Afghanistan Tougher Than Iraq: US Veterans

Cairo, July 27: Battling more efficient, resilient resistance, US Iraq veterans are complaining about a tougher Afghanistan mission.
“They are two totally different worlds,” Marine Sergeant Jacob Tambunga, who has been recently deployed in the restive southern Afghan province of Helmand, told The New York Times on Sunday, July 26.

“In Iraq, they’d hit you and run,” said Tambunga, a squad leader in Company C, First Battalion, Fifth Marines who fought the deadliest Iraqi resistance in the so-called Sunni death triangle.

“But these guys stick around and maneuver on you.”

A British soldier was killed when a bomb exploded on Saturday, July 25, in Helmand, the 20th British serviceman to die in Afghanistan this month.

Thousands of British and US troops are pressing offensives in Helmand, a stronghold of Taliban, ahead of the August presidential polls.

In his first days in Helmand, Tambunga fought through three ambushes, each lasting as long as the most sustained fight he saw in Iraq.

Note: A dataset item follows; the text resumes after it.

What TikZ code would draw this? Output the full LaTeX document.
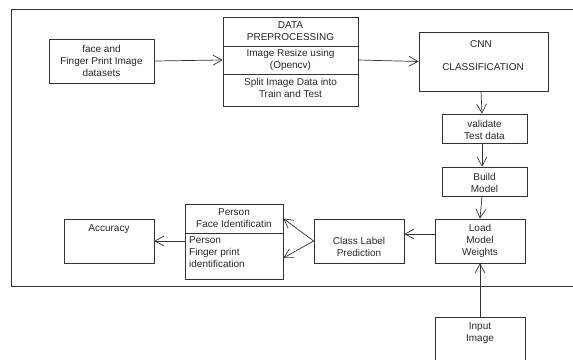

Western military casualties have hit record levels in Afghanistan, with at least 66 NATO troops killed this month.

More than 30 US soldiers were killed just in the first three weeks of July, the deadliest month for international forces since the 2001 invasion.

The independentww.icasualties.orgwebsite, which tracks military losses, says 223 foreign soldiers have been killed in Afghanistan this year.

Taliban, which ruled Afghanistan from 1996 until ousted by the US in 2001, has been engaged in protracted guerrilla warfare against US-led forces and the West-backed government of Hamid Karzai since then.

Over 1,270 from the foreign soldiers were killed and thousands others injured in the fighting with Taliban since 2001.

Efficient, Bolder

US Marines said they had even discovered that Taliban fighters are surprisingly proficient at tactics they themselves learned in infantry school.

“One force (from Taliban) will put enough fire down so you have to keep your heads down, then another force will maneuver around to your side to try to kill you,” Sgt. Brandon Tritle, another squad leader in Company C, told The Times.

“That’s the same thing we do.”

Sgt. Jason Lynd, a third Company C squad leader, agrees.

“They’d flank us, and we’d flank them, just like a chess match.”

Taliban do not seem to have access to large artillery shells and other powerful military munitions.

“If they had better weapons, we’d be in real trouble,” said Lance Cpl. Vazgen Matevosyan.

Many Marines believe that what the Taliban lack in munitions they make up for in tactics, even practicing “information operations” and disinformation.

Knowing the Marines listen to their two-way communications, the Taliban describe phony locations of ambushes and bombs.

“They’re not stupid,” contends Lance Cpl. Frank Hegel.

“You can tell they catch on to things, and they don’t make the same mistake twice.”